Foreign tourists have commented widely upon the damage, according to a new booklet issued by the council for applicants looking for planning permission for rural houses.
More than half of the houses in Kerry, or 34,000 of 66,000, are in the countryside. About half the permanent population live in rural areas. However, houses are not integrated into the landscape, especially in areas where the landscape was exposed and barren, the guidelines state.
“It is clearly evident from travelling around the county that significant damage has already been done to the landscape ,” the introduction by senior planning engineer Paul Stack says.
The damage by scattered houses had been commented widely upon by tourists who nevertheless still saw the Kerry countryside as beautiful and spectacular, Mr Stack writes.
“We should heed the warning and address the integration issue going forward,” the introduction to the guidelines continues. The landscape in Kerry could only accommodate a certain number of houses before irreversible damage was done to the landscape and water sources, it warned.
A meeting of Kerry County Council, however, has heard a call for a loosening up of the planning permissions in north Kerry.

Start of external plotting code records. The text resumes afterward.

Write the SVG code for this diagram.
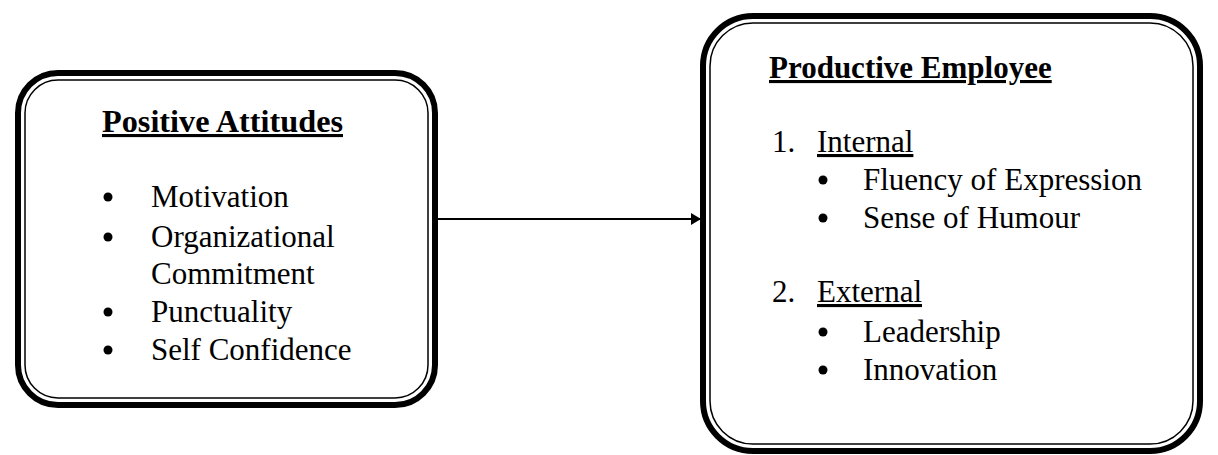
<svg xmlns="http://www.w3.org/2000/svg" width="1218" height="455" viewBox="0 0 1218 455">
<style>
.outer{fill:#fff;stroke:#000;stroke-width:6}
.inner{fill:none;stroke:#000;stroke-width:1.5}
text{font-family:"Liberation Serif","Times New Roman",serif;font-size:31px;fill:#000}
.h{font-weight:bold;text-decoration:underline}
.u{text-decoration:underline}
.conn{stroke:#000;stroke-width:2;fill:none}
</style>
<defs>
<marker id="arr" markerWidth="10" markerHeight="12" refX="9" refY="6" orient="auto" markerUnits="userSpaceOnUse">
<path d="M0,0 L10,6 L0,12 Z" fill="#000"/>
</marker>
</defs>
<g id="connectors">
<line class="conn" x1="438" y1="219" x2="700" y2="219" marker-end="url(#arr)"/>
</g>
<g id="positive-attitudes">
<rect class="outer" x="18" y="73" width="417" height="332" rx="40"/>
<rect class="inner" x="25" y="80" width="403" height="318" rx="33"/>
<text class="h" x="102" y="132" textLength="241" lengthAdjust="spacingAndGlyphs">Positive Attitudes</text>
<circle cx="108" cy="197" r="4.5"/>
<text x="151" y="207">Motivation</text>
<circle cx="108" cy="237" r="4.5"/>
<text x="151" y="247">Organizational</text>
<text x="151" y="284">Commitment</text>
<circle cx="108" cy="312" r="4.5"/>
<text x="151" y="322">Punctuality</text>
<circle cx="108" cy="350" r="4.5"/>
<text x="151" y="360">Self Confidence</text>
</g>
<g id="productive-employee">
<rect class="outer" x="703" y="16" width="497" height="435" rx="50"/>
<rect class="inner" x="710" y="23" width="483" height="421" rx="43"/>
<text class="h" x="769" y="78">Productive Employee</text>
<text x="772" y="152">1.</text>
<text class="u" x="817" y="152">Internal</text>
<circle cx="823" cy="180" r="4.5"/>
<text x="863" y="190">Fluency of Expression</text>
<circle cx="823" cy="218" r="4.5"/>
<text x="863" y="228">Sense of Humour</text>
<text x="772" y="302">2.</text>
<text class="u" x="817" y="302">External</text>
<circle cx="823" cy="332" r="4.5"/>
<text x="863" y="342">Leadership</text>
<circle cx="823" cy="370" r="4.5"/>
<text x="863" y="380">Innovation</text>
</g>
</svg>
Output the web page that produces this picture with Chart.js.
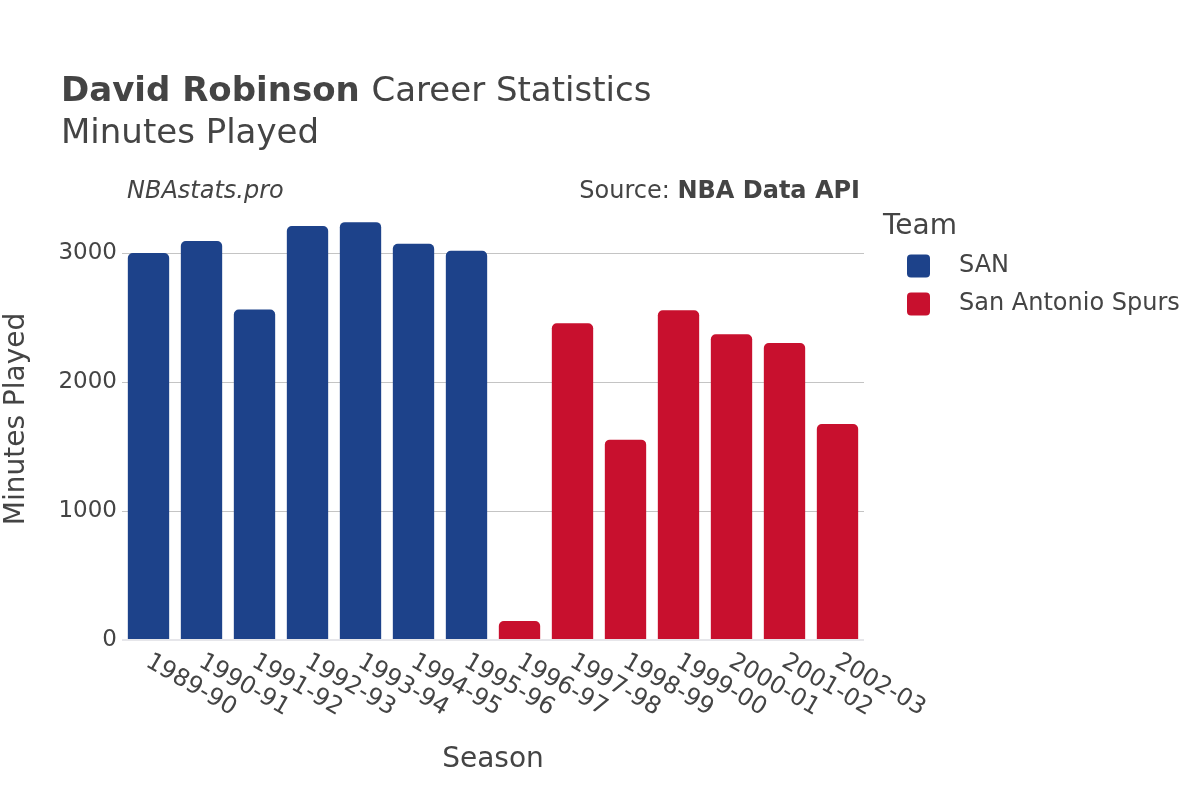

Sinn Féin Listowel area councillor Robert Beasley said people wishing to build in rural areas were being told by the council to go instead to nearby towns or villages. Planning regulations were making it “almost impossible for people to build in rural areas”, he said.
Councillors across the board are calling for a loosening of the planning system to extend planning permissions to landowners for rural houses to help create jobs in rural areas in the downturn.